Any reports on any of the results of their Labor Day tourney?


----------



## Chris V (Oct 18, 2007)

Weigh in is at 4 today. There was a 430lb blue weighed in yesterday along with a nice tuna


----------



## cody&ryand (Oct 3, 2007)

Any update?


----------



## Xiphius (Oct 10, 2007)

Three Blues iced
Dirt Pit 569 caught at elbow
Sea Mixer 455 (won the $$$) They had a great Tournament season
Controlled Chaos 439
Tuna 195,148,106
Wahoo 50's 1-3
Phin 35,33,32 You Never Know won the dolphin
C&R 19 boats released bills, 32 bills released not sure who won maybe 2 blues and a white


----------



## SKATR JIM (Oct 2, 2007)

Fished on the Gear Up. We caught a blue and 2 whites. Looks like we won tag and release.


----------



## Reelsharp (May 6, 2014)

*First *******

Congrats to everybody who caught fish in the tournament. We were out there on our first trip doing it on our own not on a charter so we didn't enter. We lucked up on a white marlin in the first 5 minutes trolling.
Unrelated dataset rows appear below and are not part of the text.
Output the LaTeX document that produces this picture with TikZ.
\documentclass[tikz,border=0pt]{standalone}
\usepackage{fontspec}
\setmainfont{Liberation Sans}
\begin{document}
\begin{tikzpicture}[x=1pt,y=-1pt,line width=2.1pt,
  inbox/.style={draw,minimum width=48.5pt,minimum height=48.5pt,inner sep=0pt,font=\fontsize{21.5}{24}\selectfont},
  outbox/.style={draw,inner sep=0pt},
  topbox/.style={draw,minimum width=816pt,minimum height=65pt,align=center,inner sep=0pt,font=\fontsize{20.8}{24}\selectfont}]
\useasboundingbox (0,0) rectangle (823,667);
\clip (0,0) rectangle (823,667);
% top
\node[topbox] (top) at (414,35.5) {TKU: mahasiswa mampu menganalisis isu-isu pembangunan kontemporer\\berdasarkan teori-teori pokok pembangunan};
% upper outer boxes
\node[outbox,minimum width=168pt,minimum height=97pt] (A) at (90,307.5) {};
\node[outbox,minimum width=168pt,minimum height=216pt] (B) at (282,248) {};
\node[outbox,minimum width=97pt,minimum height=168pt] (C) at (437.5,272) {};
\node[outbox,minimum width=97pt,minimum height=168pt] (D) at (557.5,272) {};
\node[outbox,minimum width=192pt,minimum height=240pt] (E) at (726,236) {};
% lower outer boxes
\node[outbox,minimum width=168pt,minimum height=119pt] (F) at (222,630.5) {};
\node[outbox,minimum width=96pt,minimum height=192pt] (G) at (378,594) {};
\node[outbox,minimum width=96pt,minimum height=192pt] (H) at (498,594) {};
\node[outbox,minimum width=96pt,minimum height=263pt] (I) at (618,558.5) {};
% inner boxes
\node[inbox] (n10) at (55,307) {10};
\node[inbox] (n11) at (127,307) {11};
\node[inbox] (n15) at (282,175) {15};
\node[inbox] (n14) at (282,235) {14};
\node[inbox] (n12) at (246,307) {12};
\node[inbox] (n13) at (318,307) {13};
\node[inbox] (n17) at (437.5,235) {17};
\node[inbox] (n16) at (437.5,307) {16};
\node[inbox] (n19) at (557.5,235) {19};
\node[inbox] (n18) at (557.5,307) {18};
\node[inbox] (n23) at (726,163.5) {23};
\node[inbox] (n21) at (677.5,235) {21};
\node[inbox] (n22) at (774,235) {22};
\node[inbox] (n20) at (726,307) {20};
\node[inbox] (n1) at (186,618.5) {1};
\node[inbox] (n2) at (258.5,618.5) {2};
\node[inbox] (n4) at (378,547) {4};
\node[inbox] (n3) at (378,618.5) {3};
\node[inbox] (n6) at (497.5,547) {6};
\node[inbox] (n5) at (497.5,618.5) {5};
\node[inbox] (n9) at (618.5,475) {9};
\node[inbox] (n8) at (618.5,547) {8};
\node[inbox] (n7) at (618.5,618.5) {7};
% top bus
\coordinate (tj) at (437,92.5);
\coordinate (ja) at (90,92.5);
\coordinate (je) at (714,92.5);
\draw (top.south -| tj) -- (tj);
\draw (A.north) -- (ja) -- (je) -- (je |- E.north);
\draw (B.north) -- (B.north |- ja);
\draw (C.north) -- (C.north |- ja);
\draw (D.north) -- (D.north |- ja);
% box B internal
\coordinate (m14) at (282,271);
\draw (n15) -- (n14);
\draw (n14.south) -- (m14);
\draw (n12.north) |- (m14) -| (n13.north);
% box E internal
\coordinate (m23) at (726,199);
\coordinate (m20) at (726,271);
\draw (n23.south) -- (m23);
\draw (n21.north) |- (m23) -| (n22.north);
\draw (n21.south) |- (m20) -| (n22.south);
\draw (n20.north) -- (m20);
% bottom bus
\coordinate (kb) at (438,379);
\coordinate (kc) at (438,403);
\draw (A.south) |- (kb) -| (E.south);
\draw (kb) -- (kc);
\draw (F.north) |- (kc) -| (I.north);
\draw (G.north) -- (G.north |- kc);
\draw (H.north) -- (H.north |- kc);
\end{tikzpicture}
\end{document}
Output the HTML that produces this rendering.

Mine (and our) first bill. He was 78" but didn't get a girth. What do yall think he weighed? 80lbs maybe? We didn't catch anything else all day but I have the bug now for sure.


----------



## Captain Woody Woods (Oct 2, 2007)

Reelsharp said:


> Congrats to everybody who caught fish in the tournament. We were out there on our first trip doing it on our own not on a charter so we didn't enter. We lucked up on a white marlin in the first 5 minutes trolling. Mine (and our) first bill. He was 78" but didn't get a girth. What do yall think he weighed? 80lbs maybe? We didn't catch anything else all day but I have the bug now for sure.


Total length of lower jaw fork length? If total, nowhere close. I am looking at an 80" white marlin mount right now above my tv, and that is the overall length, not the LWFL, and I doubt this ****** goes over 40.


----------



## Reelsharp (May 6, 2014)

Lower jaw fork length. OK so 55-60? We only had him in the boat long enough to measure and take a pic and then released as quick as we could.
Can you recommend somewhere to get a replica mount?:thumbup:


----------



## panhandleslim (Jan 11, 2013)

King Sailfish. 

I know, but they do other fish as well.


----------



## panhandleslim (Jan 11, 2013)

Gray's is good as well. 

I'm sure somebody on here can arrange it for you.


----------



## DISANTO (Oct 1, 2007)

Michael Cole is local. He did an amazing sailfish mount for me. Give him a call!


----------



## Water Boys (Aug 13, 2009)

Congrats to the winners! BTW, the MBGFC gave out 5-6 DJI Phantom drones. I just lost mine last week. If you won one and might want to sell it please contact me. Message me.


----------